Thankfully the fathers of the Marginal Revolution (Menger, Jevons, and Walras) provide us with a novel approach to determining prices and value. That is through the Subjective Theory of Value.  Meaning that the value of goods is determined by the subjective evaluations of the consumer. If you think about as much the costs of production may influence profits, if the price is too high in the opinion of consumers the product will not sell. I can spend $20.00 making handmade coffee cups with a 10 percent mark-up. Odds are no one will buy them because they will see the price as being too high. Ultimately, I would need to find a new supplier for higher-order goods or more efficient production methods. As the producer, I am at the mercy of the consumer. If I do not meet consumer expectations (in terms of pricing or quality) I will not be in business for long.

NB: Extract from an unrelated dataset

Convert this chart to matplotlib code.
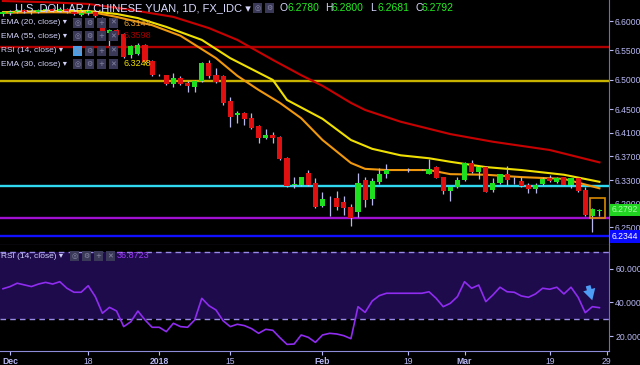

What does this have to with the U.S. Silver Dollar? We could say that the premium of a U.S. Silver Dollar over 1 ounce of pure silver is due to the costs involved in the mint processing it into a coin. However, if the general public is unwilling to pay the $10.00 premium the coin will not sell. What the consumer is really paying for is the convenience of silver processed into a coin. Portability is a characteristic of all forms of money. What you sacrifice in purity is made up for in portability. Transporting raw silver is kind of cumbersome. The consumer is also paying for the officiality of the coin. It has the government seal of approval. Versus the seal of some hair-brained, tinfoil hat-wearing conspiracy theorist. Its having status under legal tender laws instills some sense of trust in its value. Depending on your political beliefs of course. Most folks still find the U.S. mint to be a reliable source.